Quasi-static and dynamic fracture behavior of particulate polymer composites: A study of nano- vs. micro-size filler and loading-rate effects

The role of nano- vs. micro-filler particle size-scale on static and dynamic fracture behaviors of silica-filled epoxy is examined. Particulate composites of epoxy matrix are studied under quasi-static and stress-wave loading conditions. Mode-I crack initiation and crack growth behaviors are examined using 2D digital image correlation method and high-speed photography in symmetrically impacted specimens. The measured displacement fields are analyzed using 2D crack-tip fields for dynamically propagating cracks in brittle solids to extract stress intensity factor (KId) histories, and crack velocity histories (V). KId-V plots for each type of composite are also presented. The quasi-static fracture tests show fracture toughness enhancement in case of nanocomposites relative to micro-particle filled ones. On the other hand, the dynamic crack-initiation toughness is consistently higher for micro-particle filled composites relative to the nano-filler counterparts. These counterintuitive results are supported by crack velocity histories in nanocomposites being significantly higher than that observed in micro-filler cases.
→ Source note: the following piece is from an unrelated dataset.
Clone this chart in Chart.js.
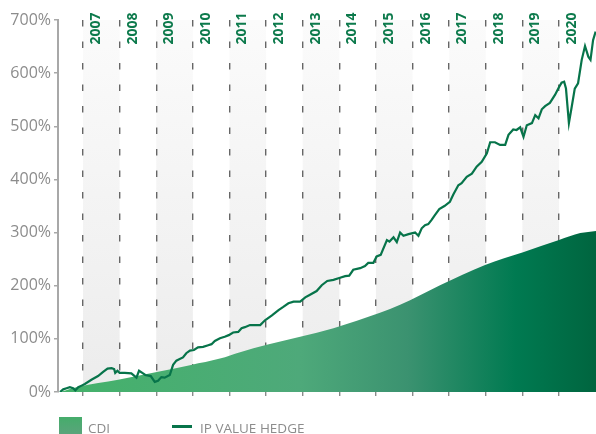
<!DOCTYPE html>
<html>
<head>
<meta charset="utf-8">
<script src="https://cdn.jsdelivr.net/npm/chart.js@4.4.1/dist/chart.umd.min.js"></script>
<style>
  html, body { margin: 0; padding: 0; background: #fff; }
  #wrap { position: relative; width: 596px; height: 434px; overflow: hidden; }
  .leg-text { position: absolute; font-family: 'Open Sans', sans-serif; font-size: 13.5px; color: #8c8c8c; line-height: 14px; white-space: nowrap; }
  #cdi-box { position: absolute; left: 59px; top: 417px; width: 23px; height: 20px; background: linear-gradient(#45ad6b, #5ea37e); }
  #ip-line { position: absolute; left: 172px; top: 425px; width: 20px; height: 3px; background: #07744a; }
</style>
</head>
<body>
<div id="wrap">
  <canvas id="chart" width="596" height="434"></canvas>
  <div id="cdi-box"></div>
  <div class="leg-text" style="left:88px; top:421px;">CDI</div>
  <div id="ip-line"></div>
  <div class="leg-text" style="left:200px; top:421px;">IP VALUE HEDGE</div>
</div>
<script>
// year markers (dashed lines + labels) and shaded years
const yearLabels = [2007, 2008, 2009, 2010, 2011, 2012, 2013, 2014, 2015, 2016, 2017, 2018, 2019, 2020];
const shadedYears = [2007, 2009, 2011, 2013, 2015, 2017, 2019];
const yTicks = [0, 100, 200, 300, 400, 500, 600, 700];

// IP VALUE HEDGE, accumulated return (%)
const ipYears = [
  2006.37, 2006.46, 2006.55, 2006.64, 2006.73, 2006.79, 2006.87, 2006.96,
  2007.05, 2007.23, 2007.41, 2007.55, 2007.67, 2007.78, 2007.85, 2007.88, 2007.94,
  2008.00, 2008.14, 2008.32, 2008.46, 2008.53, 2008.64, 2008.70, 2008.85, 2008.96,
  2009.05, 2009.14, 2009.23, 2009.37, 2009.46, 2009.55, 2009.64, 2009.73, 2009.82, 2009.92,
  2010.03, 2010.14, 2010.28, 2010.42, 2010.51, 2010.60, 2010.74, 2010.87, 2010.98,
  2011.10, 2011.24, 2011.33, 2011.42, 2011.56, 2011.84, 2011.97,
  2012.16, 2012.34, 2012.47, 2012.61, 2012.75, 2012.93,
  2013.07, 2013.20, 2013.38, 2013.52, 2013.67, 2013.84,
  2014.02, 2014.16, 2014.27, 2014.38, 2014.57, 2014.70, 2014.79, 2014.93,
  2015.02, 2015.13, 2015.30, 2015.37, 2015.48, 2015.57, 2015.66, 2015.75, 2015.89,
  2016.07, 2016.16, 2016.25, 2016.34, 2016.43, 2016.52, 2016.61, 2016.73, 2016.87,
  2017.02, 2017.11, 2017.25, 2017.34, 2017.48, 2017.62, 2017.75, 2017.89,
  2018.03, 2018.12, 2018.25, 2018.39, 2018.53, 2018.62, 2018.75, 2018.84, 2018.94,
  2019.03, 2019.12, 2019.26, 2019.35, 2019.44, 2019.53, 2019.62, 2019.75, 2019.89, 2019.98,
  2020.07, 2020.14, 2020.19, 2020.27, 2020.34, 2020.43, 2020.52, 2020.62, 2020.71, 2020.80, 2020.86, 2020.93, 2021.00
];
const ipValues = [
  0, 5, 7, 9, 7, 3, 9, 12,
  15, 23, 30, 38, 44, 45, 43, 36, 40,
  36, 36, 35, 27, 40, 35, 32, 30, 19,
  21, 28, 27, 32, 51, 59, 62, 65, 73, 78,
  79, 84, 85, 88, 90, 96, 101, 104, 107,
  112, 113, 120, 122, 126, 126, 135,
  144, 154, 160, 167, 170, 170,
  178, 183, 190, 201, 209, 211,
  215, 218, 219, 230, 233, 237, 243, 243,
  255, 258, 286, 283, 291, 282, 300, 294, 297,
  300, 294, 308, 314, 316, 324, 333, 344, 350,
  358, 371, 389, 393, 405, 411, 424, 433,
  449, 470, 470, 465, 465, 484, 494, 493, 498,
  480, 502, 506, 521, 515, 532, 538, 544, 559, 571,
  582, 584, 571, 506, 534, 571, 581, 625, 651, 631, 625, 662, 678
];

// CDI, accumulated return (%)
const cdiYears = [2006.37, 2006.87, 2007.96, 2009.05, 2009.95, 2010.74, 2011.29, 2012.02, 2012.93,
  2013.84, 2014.48, 2015.11, 2015.66, 2016.75, 2017.98, 2019.02, 2020.00, 2020.58, 2021.01];
const cdiValues = [0, 10, 23, 38, 51, 63, 75, 89, 104, 120, 134, 149, 164, 201, 239, 263, 286, 299, 303];

const toPoints = (xs, ys) => xs.map((x, i) => ({ x: x, y: ys[i] }));

const bandsPlugin = {
  id: 'bands',
  beforeDraw(chart) {
    const { ctx, chartArea: a, scales: { x } } = chart;
    const g = ctx.createLinearGradient(0, a.top, 0, a.bottom);
    g.addColorStop(0, '#fbfbfb');
    g.addColorStop(1, '#ececec');
    ctx.save();
    ctx.fillStyle = g;
    shadedYears.forEach(yr => {
      const x1 = x.getPixelForValue(yr);
      const x2 = x.getPixelForValue(yr + 1);
      ctx.fillRect(x1, a.top, x2 - x1, a.bottom - a.top);
    });
    ctx.restore();
  },
  afterDatasetsDraw(chart) {
    const { ctx, scales: { x } } = chart;
    ctx.save();
    ctx.fillStyle = '#0d7a4c';
    ctx.font = 'bold 14px "Open Sans", sans-serif';
    ctx.textAlign = 'center';
    ctx.textBaseline = 'middle';
    yearLabels.forEach(yr => {
      ctx.save();
      ctx.translate(x.getPixelForValue(yr) + 13, 28.5);
      ctx.rotate(-Math.PI / 2);
      ctx.fillText(String(yr), 0, 0);
      ctx.restore();
    });
    ctx.restore();
  }
};

new Chart(document.getElementById('chart').getContext('2d'), {
  type: 'line',
  data: {
    datasets: [
      {
        label: 'IP VALUE HEDGE',
        data: toPoints(ipYears, ipValues),
        borderColor: '#07744a',
        borderWidth: 2.2,
        pointRadius: 0,
        tension: 0,
        fill: false,
        order: 1
      },
      {
        label: 'CDI',
        data: toPoints(cdiYears, cdiValues),
        borderWidth: 0,
        pointRadius: 0,
        cubicInterpolationMode: 'monotone',
        fill: 'origin',
        order: 2,
        backgroundColor: function (context) {
          const area = context.chart.chartArea;
          if (!area) return '#3f9a6e';
          const g = context.chart.ctx.createLinearGradient(area.left, 0, area.right, 0);
          g.addColorStop(0, '#44b26a');
          g.addColorStop(0.45, '#4ea97a');
          g.addColorStop(0.65, '#3b9270');
          g.addColorStop(0.85, '#007a51');
          g.addColorStop(1, '#00653f');
          return g;
        }
      }
    ]
  },
  options: {
    responsive: false,
    animation: false,
    layout: { padding: { top: 20, right: 0, left: 0, bottom: 0 } },
    plugins: {
      legend: { display: false },
      tooltip: { enabled: false }
    },
    scales: {
      x: {
        type: 'linear',
        min: 2006.317,
        max: 2021.01,
        afterBuildTicks: s => { s.ticks = yearLabels.map(v => ({ value: v })); },
        afterFit: s => { s.height = 42; },
        ticks: { display: false },
        border: { display: false, dash: [6.5, 15] },
        grid: {
          color: '#666666',
          lineWidth: 1.4,
          tickLength: 4,
          tickColor: '#8a8a8a',
          tickBorderDash: []
        }
      },
      y: {
        min: 0,
        max: 700,
        afterBuildTicks: s => { s.ticks = yTicks.map(v => ({ value: v })); },
        afterFit: s => { s.width = 58; },
        ticks: {
          padding: 3,
          color: '#8c8c8c',
          font: { family: '"Open Sans", sans-serif', size: 16 },
          callback: v => v + '%'
        },
        border: { display: true, color: '#a8a8a8', width: 2 },
        grid: { drawOnChartArea: false, tickLength: 4, color: '#a8a8a8', lineWidth: 1.5 }
      }
    }
  },
  plugins: [bandsPlugin]
});
</script>
</body>
</html>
The characteristic KId-V profiles suggest higher terminal velocities and lower dynamic fracture toughness for nanocomposites. Also, the post-mortem analyses of fracture surfaces reveal greater surface ruggedness for nanocomposites under quasi-static conditions. However, the opposite is evident under dynamic loading conditions. The qualitative and quantitative fractographic measurements correlate well with the measured fracture parameters for both quasi-static and dynamic fracture tests.